2. The woman’s uncleanness is not for having reproduced but for the flow of blood in giving birth, a flow that will continue to some degree for the days and months after giving birth (therefore the mother is considered unclean but the children she gave birth to are not). The flow of blood is not associated with Yahweh’s holiness because He defines and emanates life, while the flow of blood represents loss of life, or sickness or weakness. Therefore the flow of bodily fluids here and in the following chapters contaminates, and the Israelite who comes in contact with them must wash himself and wait until he can approach the holiness of Yahweh’s presence in the tabernacle again. In the case of a woman who has given birth, since her contamination was over a long period of time, she must present sacrifices that are more effective toward removing prolonged impurity.
3. Notice the purpose of these sacrifices in the last verses of the chapter. It doesn’t say, “She shall be forgiven”, as we read several times in Leviticus 4 regarding the sin offering. Here it says, “She shall be clean” (Leviticus 12:8).
A valid question is: Do we Christians follow the same laws today? It is an excellent question, one that deserves a detailed response because it touches an essential topic on the relationship between the Old and New Testaments, but for lack of time, I’ll answer briefly: No. While the characteristics of Yahweh’s holiness (complete, whole, perfect, healthy, life-giving, unrelated to death nor sickness nor impurity) are eternal, the laws through which we recognize His holiness have changed. For example, Jesus declared that all foods are clean (Mark 7:19). That was confirmed in Peter’s vision in Acts 10:11-16. Ephesians 2:14-18 teaches that Jesus Christ through His cross broke down the wall of separation between Jew and Gentile to unite them into one new man in Him. And at the same time, we are commanded, “But as he who called you is holy, you also be holy in all your conduct, since it is written, ‘You shall be holy, for I am holy’” (1 Peter 1:15-16, quoting Leviticus 11). Therefore we live in a holy manner, with a conscience sensitive to the topic of purity and impurity, not according to the laws that we are reading today in Leviticus 11 and 12, but according to what we will read in the New Testament.
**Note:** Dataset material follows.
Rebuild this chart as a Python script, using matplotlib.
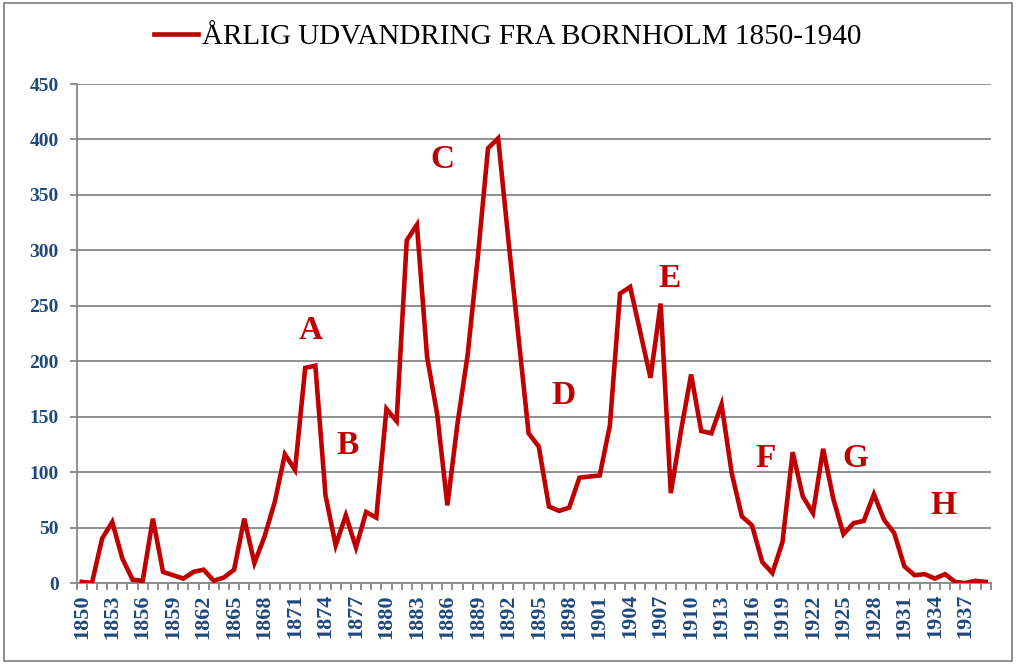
import matplotlib
matplotlib.use("Agg")
import matplotlib.pyplot as plt
from matplotlib.patches import Rectangle
import numpy as np

years = list(range(1850, 1940))
emigrants = [1, 0, 40, 55, 22, 3, 2, 58, 10, 7,
             4, 10, 12, 2, 5, 12, 58, 18, 42, 73,
             116, 102, 194, 196, 79, 34, 61, 32, 64, 59,
             157, 146, 309, 323, 204, 152, 70, 144, 206, 294,
             392, 401, 310, 222, 135, 123, 69, 65, 68, 95,
             96, 97, 142, 261, 267, 226, 185, 252, 81, 137,
             188, 137, 135, 161, 99, 60, 52, 19, 9, 37,
             118, 78, 63, 121, 76, 44, 54, 56, 80, 57,
             45, 15, 7, 8, 4, 8, 1, 0, 2, 1]
series_name = "ÅRLIG UDVANDRING FRA BORNHOLM 1850-1940"
period_labels = ["A", "B", "C", "D", "E", "F", "G", "H"]
period_label_pos = [(22.5, 228), (26.2, 124), (35.5, 382), (47.4, 169),
                    (57.85, 275), (67.3, 112), (76.2, 112), (84.8, 70)]
y_ticks = [0, 50, 100, 150, 200, 250, 300, 350, 400, 450]

RED = "#C00000"
BLUE = "#1F497D"
GRAY = "#878787"
SERIF = ["Liberation Serif", "DejaVu Serif"]

fig = plt.figure(figsize=(10.16, 6.64), dpi=100)
ax = fig.add_axes([76.7 / 1016, 1 - 583 / 664, (990.7 - 76.7) / 1016, (583 - 84) / 664])

x = np.arange(len(years))
line, = ax.plot(x, emigrants, color=RED, linewidth=3.3, solid_joinstyle="miter",
                label=series_name, zorder=3)

ax.set_xlim(-0.5, len(years) - 0.5)
ax.set_ylim(0, 450)
ax.set_yticks(y_ticks)
ax.set_yticklabels([str(v) for v in y_ticks], fontfamily=SERIF, fontweight="bold",
                   fontsize=14, color=BLUE)
ax.yaxis.grid(True, color=GRAY, linewidth=1.3)
ax.set_axisbelow(True)
ax.tick_params(axis="y", which="major", length=5, width=1.3, color=GRAY, pad=8)

# x: tick marks at category boundaries, labels every 3 categories
ax.set_xticks(np.arange(-0.5, len(years), 1.0))
ax.set_xticklabels([])
ax.tick_params(axis="x", which="major", length=5, width=1.3, color=GRAY)
lab_idx = x[::3]
ax.set_xticks(lab_idx, minor=True)
ax.set_xticklabels([str(years[i]) for i in lab_idx], minor=True, rotation=90,
                   fontfamily=SERIF, fontweight="bold", fontsize=16, color=BLUE)
ax.tick_params(axis="x", which="minor", length=0, pad=8)

for s in ["top", "right"]:
    ax.spines[s].set_visible(False)
for s in ["left", "bottom"]:
    ax.spines[s].set_color(GRAY)
    ax.spines[s].set_linewidth(1.3)

for lab, (px, py) in zip(period_labels, period_label_pos):
    ax.text(px, py, lab, ha="center", va="center", color=RED, fontfamily=SERIF,
            fontweight="bold", fontsize=24, zorder=4)

fig.legend(handles=[line], loc="center", bbox_to_anchor=(0.5, 1 - 37 / 664),
           frameon=False, prop={"family": SERIF, "size": 21},
           handlelength=1.5, handletextpad=0.15)

fig.patches.append(Rectangle((4 / 1016, 3 / 664), 1008 / 1016, 658 / 664,
                             transform=fig.transFigure, fill=False,
                             edgecolor=GRAY, linewidth=1.3))

fig.savefig("out.png", dpi=100)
But that doesn’t mean the laws of Leviticus 11 and 12 are useless. On the contrary, as we just saw: they teach us about the eternal characteristics of Yahweh’s holiness. Also, as an important secondary teaching, they are very instructive in knowing other cultures. When we interact with people from other cultures to testify of the good news of Jesus Christ, we want to know them well. What do they consider clean, and what do they consider impure? What interactions do they allow between men and women? How do they treat the sick and the weak? What laws govern their sense of identity and separation from others? These are considerations of great importance if we want to communicate clearly and effectively the love, redemption and holiness of God through Jesus Christ.